Saturday, November 6, 2010

Virya - Absolute enthusiasm


On a yoga retreat led by Jennifer Pastiloff, assisting a fellow student in adho mukra vrksasana!


Ok, here’s a few useful pieces of information about me.  (I gotta say, it’s so strange to be writing to readers who don’t yet exist.  However, I’m choosing to look at blogging from a yogic perspective.  Ishvara pranidhana, which means “letting go into the creative source from which we’ve emerged” I interpret to mean, do the work for works sake, and let go of the results.)  So, here we go, entering the blogosphere, for no other reason than to enter the blogosphere.

Ok, useful pieces of information. Just in case.

1)    I am pretty much obsessed with yoga. I talk about it, live it, breathe it, and of course do it pretty constantly.  Please note, however, when I say “yoga” I don’t mean, “I am obsessed with getting the bottom of my foot to touch my head, effectively turning myself into a human pretzel.”  No, I mean yoga in the larger sense. Yoga as life, yoga as a philosophy, yoga as a way to practice humanity.  And if eventually the bottom of my foot touches my head, that would be ok as well. Just sayin’.

2)    I love to discover new ______’s, and share them. The ______ May be bands (which are sometimes actually new, and more often are “new to me”) yoga classes, lipsticks, restaurants, etc.  But I get really excited when I find something, and yes, I’m one of those people who has to tell everyone I’ve met about what I’ve discovered. And apparently, those I haven't met. 
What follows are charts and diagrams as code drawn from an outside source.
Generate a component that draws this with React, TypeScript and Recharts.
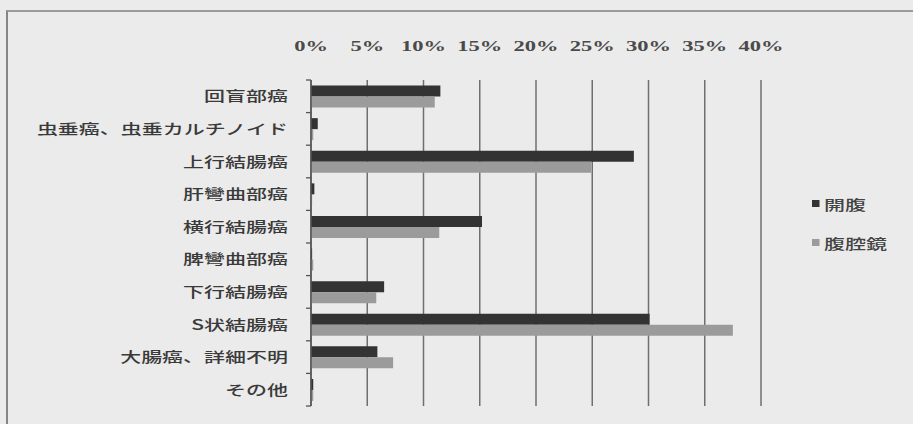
import React from "react";
import {
  BarChart,
  Bar,
  XAxis,
  YAxis,
  CartesianGrid,
  Legend,
} from "recharts";

// 部位別（結腸）: 開腹 vs 腹腔鏡, 割合(%)
const categories = [
  "回盲部癌",
  "虫垂癌、虫垂カルチノイド",
  "上行結腸癌",
  "肝彎曲部癌",
  "横行結腸癌",
  "脾彎曲部癌",
  "下行結腸癌",
  "S状結腸癌",
  "大腸癌、詳細不明",
  "その他",
];
const openValues = [11.5, 0.6, 28.7, 0.3, 15.2, 0.1, 6.5, 30.1, 5.9, 0.2];
const lapValues = [11.0, 0.2, 24.9, 0.1, 11.4, 0.2, 5.8, 37.5, 7.3, 0.2];
const seriesNames = ["開腹", "腹腔鏡"];
const seriesColors = ["#333333", "#9b9b9b"];
const xTicks = [0, 5, 10, 15, 20, 25, 30, 35, 40];

const data = categories.map((name, i) => ({
  name,
  open: openValues[i],
  lap: lapValues[i],
}));

const W = 913;
const H = 424;
const margin = { top: 50, right: 152, bottom: 18, left: 0 };
const xAxisH = 30;
const bandHalf = (H - margin.top - margin.bottom - xAxisH) / categories.length / 2;

const jpFont = "'Noto Sans CJK JP', 'Noto Sans', sans-serif";
const stretch = 1.5; // the scan is wider than tall
const yTickMargin = 23;

const XTick = ({ x, y, payload }: any) => (
  <text
    transform={`translate(${x},${y}) scale(${stretch},1)`}
    textAnchor="middle"
    fill="#4a4a4a"
    fontSize={15}
    fontWeight={600}
    fontFamily="'Liberation Serif', serif"
  >
    {`${payload.value}%`}
  </text>
);

// label centred in the band, tick marks on the band edges (like Excel)
const YTick = ({ x, y, payload, index }: any) => {
  const ax = x + yTickMargin;
  return (
    <g>
      <text
        transform={`translate(${x},${y + 5}) scale(${stretch},1)`}
        textAnchor="end"
        fill="#3a3a3a"
        fontSize={14}
        fontWeight={500}
        fontFamily={jpFont}
      >
        {payload.value}
      </text>
      {index === 0 && (
        <line x1={ax - 5} x2={ax} y1={y - bandHalf} y2={y - bandHalf} stroke="#555" strokeWidth={1.3} />
      )}
      <line x1={ax - 5} x2={ax} y1={y + bandHalf} y2={y + bandHalf} stroke="#555" strokeWidth={1.3} />
    </g>
  );
};

const LegendBox = () => (
  <div style={{ fontFamily: jpFont }}>
    {seriesNames.map((n, i) => (
      <div
        key={n}
        style={{
          display: "flex",
          alignItems: "center",
          height: 39,
          color: "#444",
          fontSize: 14,
          fontWeight: 500,
          transform: `scaleX(${stretch})`,
          transformOrigin: "left center",
        }}
      >
        <span
          style={{
            width: 5,
            height: 7,
            background: seriesColors[i],
            marginRight: 3,
            display: "inline-block",
          }}
        />
        {n}
      </div>
    ))}
  </div>
);

export default function App() {
  return (
    <div
      style={{
        position: "absolute",
        left: 0,
        top: 0,
        width: W,
        height: H,
        background: "#ebebeb",
        overflow: "hidden",
      }}
    >
      <div
        style={{
          position: "absolute",
          left: 6,
          top: 10,
          width: W,
          height: H,
          boxSizing: "border-box",
          borderLeft: "2px solid #858585",
          borderTop: "2px solid #9a9a9a",
        }}
      />
      <BarChart
        width={W}
        height={H}
        layout="vertical"
        data={data}
        margin={margin}
        barCategoryGap="17%"
        barGap={0}
        style={{ position: "absolute", left: 0, top: 0 }}
      >
        <CartesianGrid horizontal={false} stroke="#6f6f6f" strokeWidth={1.5} />
        <XAxis
          type="number"
          orientation="top"
          domain={[0, 40]}
          ticks={xTicks}
          height={xAxisH}
          axisLine={false}
          tickLine={false}
          tickSize={0}
          tickMargin={29}
          tick={<XTick />}
          interval={0}
        />
        <YAxis
          type="category"
          dataKey="name"
          width={311}
          axisLine={{ stroke: "#555", strokeWidth: 1.5 }}
          tickLine={false}
          tickSize={0}
          tickMargin={yTickMargin}
          tick={<YTick />}
          interval={0}
        />
        <Legend
          layout="horizontal"
          align="center"
          verticalAlign="middle"
          wrapperStyle={{ left: 812, top: 184, width: 100 }}
          content={<LegendBox />}
        />
        <Bar dataKey="open" name={seriesNames[0]} fill={seriesColors[0]} isAnimationActive={false} />
        <Bar dataKey="lap" name={seriesNames[1]} fill={seriesColors[1]} isAnimationActive={false} />
      </BarChart>
    </div>
  );
}
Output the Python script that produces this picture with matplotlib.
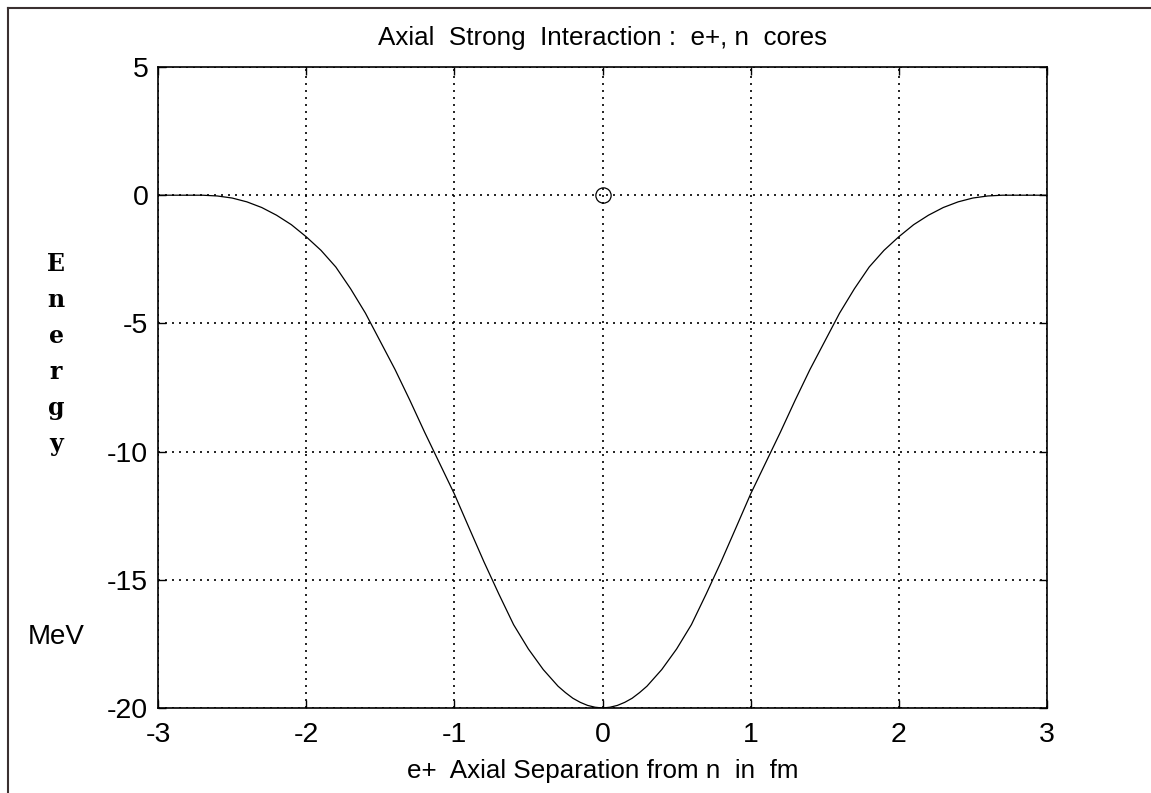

3)    I am utterly incapable of taking myself too seriously during asana (physical) practice.  Thank Goodness for that.  See, I was not born a flexy-bendy person.  In fact, I seem to have been born with an invisible straight jacket that prevents me from having true flexibility in my shoulders, hamstrings that are less ham-string and more ham-rocks, and a tailbone with a total mind of it’s own.  I am learning the loveliness of single-pointed focus during an asana practice, but in reality, I practice what my first key teacher, Jennifer Pastiloff cited as a class rule: “If you fall, you laugh. If you don’t laugh, I will make you laugh.”

4)    What I lack in flexibility, I make up for in virya, which is translated as “absolute enthusiasm” or “vital energy.”  I believe in bringing a sense of curiosity and excitement to everything I do, and encouraging my yoga students to do the same.  It’s so refreshing to look at a new experience or challenge with the attitude of “wobbling like an infant learning to walk” rather than the “I’m such a freakin’ idiot that I don’t get this.”  It’s a fun challenge – next time something baffles you, be it at work, home or in a relationship, see if you can shift your attitude from self-denegrating to process-adoring. It’s pretty powerful stuff.

That’s enough for now.  Have a great night and keep practicing!